新型石墨烯/氮化硼/砷化镓范德华异质结太阳能电池

Distinct from traditional Schottky diode, the barrier height of graphene/semiconductor Schottky diode is highly tunable as the Fermi level of graphene and semiconductor can be adjusted independently benefiting from the nature of van der Waals contact, the low density of energy states near Dirac point and small screening length of graphene. Reported results have proved that tuning the Fermi level of graphene can largely improve the performance of graphene/semiconductor heterostructure solar cells. While because of the charge transfer between graphene and semiconductor substrate, the range of Fermi level tuning in graphene is limited. In this project, choosing GaAs as the substrate semiconductor material, we propose inserting h-BN into the interface of graphene/GaAs to suppress the charge transfer when forming the heterojunction. The barrier height is expected to be increased by the insulating interface h-BN. The influence of the thickness of h-BN on charge transfer properties and recombination properties will be studied by electrical measurements including current-voltage and capacitance-voltage characteristics. The charge separation and collection properties will be investigated using Raman and transient PL measurements. And the Fermi level tuning effect dependent on the thickness of h-BN will be studied by employing gate effect structure. Based on these studies, we believe we can get graphene/h-BN/GaAs solar cell device with high power conversion efficiency. The results obtained in this project are very important for high performance two-dimensional materials based device design.

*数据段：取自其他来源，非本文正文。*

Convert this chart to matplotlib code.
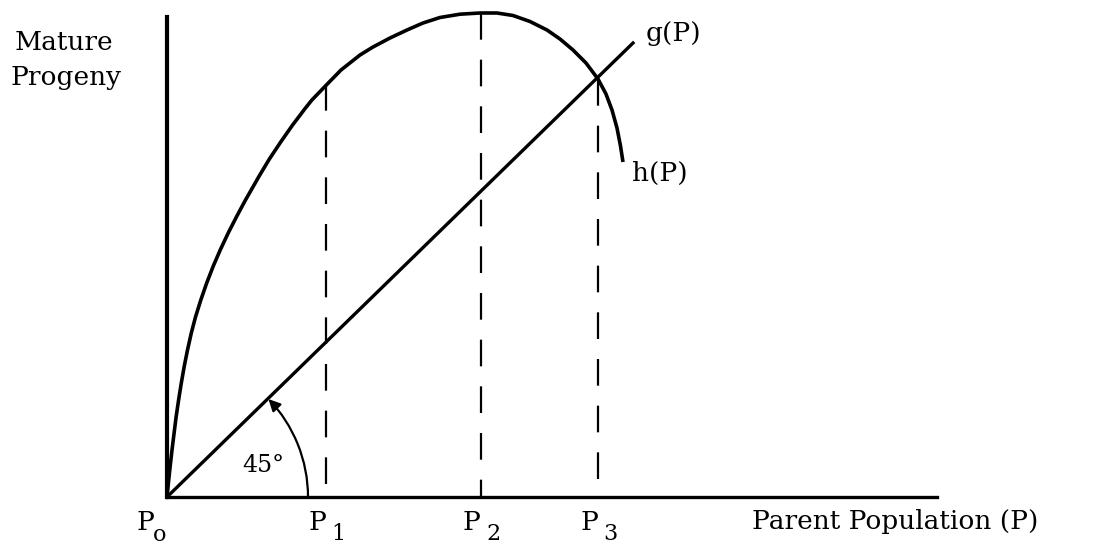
import matplotlib
matplotlib.use("Agg")
import matplotlib.pyplot as plt
from matplotlib.path import Path
from matplotlib.patches import FancyArrowPatch

# ---- data (units: arbitrary, 1 unit = 100 px) ----
# h(P): mature progeny curve
h_P = [0.000, 0.017, 0.033, 0.050, 0.071, 0.091, 0.116, 0.143, 0.173, 0.205,
       0.243, 0.285, 0.338, 0.397, 0.463, 0.532, 0.612, 0.699, 0.785, 0.922,
       1.024, 1.137, 1.256, 1.385, 1.449, 1.613, 1.740, 1.93, 2.06, 2.23,
       2.40, 2.56, 2.73, 2.93, 3.13, 3.30, 3.46, 3.63, 3.80, 3.93,
       4.06, 4.19, 4.31, 4.39, 4.45, 4.50, 4.535, 4.56]
h_vals = [0.00, 0.17, 0.32, 0.47, 0.64, 0.80, 0.97, 1.14, 1.31, 1.47,
          1.64, 1.80, 1.97, 2.14, 2.31, 2.47, 2.64, 2.81, 2.97, 3.21,
          3.38, 3.55, 3.72, 3.89, 3.97, 4.14, 4.27, 4.42, 4.50, 4.59,
          4.67, 4.74, 4.795, 4.828, 4.84, 4.84, 4.815, 4.755, 4.67, 4.58,
          4.47, 4.34, 4.18, 4.03, 3.87, 3.69, 3.51, 3.35]
# g(P): replacement line (45 degrees)
g_P = [0.0, 4.66]
g_vals = [0.0, 4.54]
# marked parent populations and the heights of their dashed guides
mark_P = [1.59, 3.14, 4.31]
mark_top = [4.13, 4.84, 4.18]
mark_sub = ["1", "2", "3"]
x_max, y_max = 7.70, 4.80
angle_deg = 44.0
arc_r = 1.41

FONT = "DejaVu Serif"
FS = 19
SUB = 16

fig = plt.figure(figsize=(11.08, 5.48), dpi=100)
ax = fig.add_axes([167 / 1108, 51 / 548, 770 / 1108, 480 / 548])
ax.set_xlim(0, x_max)
ax.set_ylim(0, y_max)
for s in ("top", "right"):
    ax.spines[s].set_visible(False)
ax.spines["left"].set_linewidth(3.0)
ax.spines["bottom"].set_linewidth(2.4)
ax.set_xticks([])
ax.set_yticks([])

ax.plot(h_P, h_vals, color="black", lw=2.6, clip_on=False,
        solid_capstyle="butt", solid_joinstyle="round")
ax.plot(g_P, g_vals, color="black", lw=2.4, clip_on=False)

# dashed guides drawn from the top down so a dash meets the curve
for p, top in zip(mark_P, mark_top):
    ax.plot([p, p], [top, 0], color="black", lw=1.6, dashes=(12, 9), clip_on=False)

# 45 degree arc with arrow
unit_arc = Path.arc(0, angle_deg)
arc_path = Path(unit_arc.vertices * arc_r, unit_arc.codes)
arrow = FancyArrowPatch(path=arc_path, transform=ax.transData,
                        arrowstyle="-|>,head_length=7,head_width=3.5",
                        color="black", lw=1.6, shrinkA=0, shrinkB=0, clip_on=False)
ax.add_patch(arrow)
ax.text(0.75, 0.32, "45°", fontsize=17, family=FONT, ha="left", va="center")

# labels
kw = dict(fontsize=FS, family=FONT, ha="left", va="center", clip_on=False)
ax.text(-1.52, 4.55, "Mature", **kw)
ax.text(-1.57, 4.20, "Progeny", **kw)
ax.text(4.79, 4.64, "g(P)", **kw)
ax.text(4.65, 3.24, "h(P)", **kw)
ax.text(5.85, -0.25, "Parent Population (P)", **kw)

# P labels with subscripts
skw = dict(fontsize=SUB, family=FONT, ha="left", va="center", clip_on=False)
ax.text(-0.30, -0.25, "P", **kw)
ax.text(-0.14, -0.38, "o", **skw)
for p, sub in zip(mark_P, mark_sub):
    ax.text(p - 0.18, -0.25, "P", **kw)
    ax.text(p + 0.05, -0.37, sub, **skw)

fig.savefig("out.png", dpi=100)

石墨烯的费米能级可调为石墨烯/半导体异质结太阳能电池的设计带来了独特优势，已有的实验结果通过化学掺杂和电场调节证明了石墨烯费米能级调节对电池性能的巨大影响。但由于石墨烯与半导体衬底之间的电荷转移，石墨烯费米能级调节范围受到严重限制。本项目选择性能优异的砷化镓作为衬底，在石墨烯/砷化镓异质结界面上增加原子层厚度的二维六方氮化硼抑制电荷转移以获得势垒高度更高的范德华异质结，利用电学测试以及拉曼测试、瞬态PL测试研究二维氮化硼厚度对结势垒高度的影响以及对界面载流子传输与复合的影响，研究二维氮化硼厚度对石墨烯费米能级调节范围的影响，并在这些研究的基础上获得高效率的石墨烯基太阳能电池器件。本项目针对石墨烯/半导体异质结中的特殊物理，在石墨烯/氮化硼/砷化镓全新材料体系中研究范德华二维材料异质结的界面电学特性，对高性能二维材料异质结器件的设计具有重要意义。

石墨烯材料的能带结构决定了石墨烯的电学性能可调制性，已有的报道已经说明化学掺杂或者电场掺杂均可以改变石墨烯材料以及器件的电学性能。在石墨烯/半导体异质结器件中，由于石墨烯与半导体衬底之间的电荷转移，石墨烯费米能级调节范围受到严重限制。本项目在石墨烯/砷化镓异质结界面上增加原子层厚度的二维六方氮化硼抑制电荷转移以获得势垒高度更高的范德华异质结，结合石墨烯掺杂、表面等离子增强等手段最终获得高性能的石墨烯/砷化镓范德华异质结器件。.本项目利用电学测试以及拉曼测试、瞬态PL测试等手段研究二维氮化硼厚度对结势垒高度的影响以及对界面载流子传输与收集的影响，研究二维氮化硼厚度对石墨烯费米能级调节范围的影响，并根据所得到的实验规律设计高性能的石墨烯/半导体异质结器件。本项目主要结果包括：通过界面二维氮化硼介电层的加入，得到了电性能更好的石墨烯/半导体异质结太阳能电池以及光电探测器；首次获得了石墨烯/薄膜碲化镉异质结太阳能电池，并通过光掺杂提高了石墨烯/碲化镉太阳能电池的转化效率，提升比例约50%；设计并获得了高探测度的自驱动型二硫化钼/氮化硼/砷化镓光电探测器，通过在二硫化钼/砷化镓异质结器件的界面上插入二维氮化硼层，提高了二硫化钼/砷化镓异质结器件的势垒高度并降低暗态电流，进一步结合硅量子点引入的光掺杂效应，我们获得了探测度最高的二硫化钼相关光电探测器；通过将表面等离激元应用在石墨烯/半导体异质结中，将8.83%转化效率的石墨烯/砷化镓异质结提升到11.8%，再结合化学掺杂以及表面减反射共同作用，获得了性能稳定的转化效率16.2%的石墨烯/砷化镓异质结太阳能电池。.本项目工作探索了界面电性能调制在石墨烯相关二维异质结器件中的应用，并通过一系列测试阐明了界面介质层的作用机制，为未来更高性能的石墨烯相关二维材料器件的设计提供了理论基础和实验基础。本项目相关工作工发表SCI论文7篇，总影响因子大于40，其中影响因子大于10的论文2篇。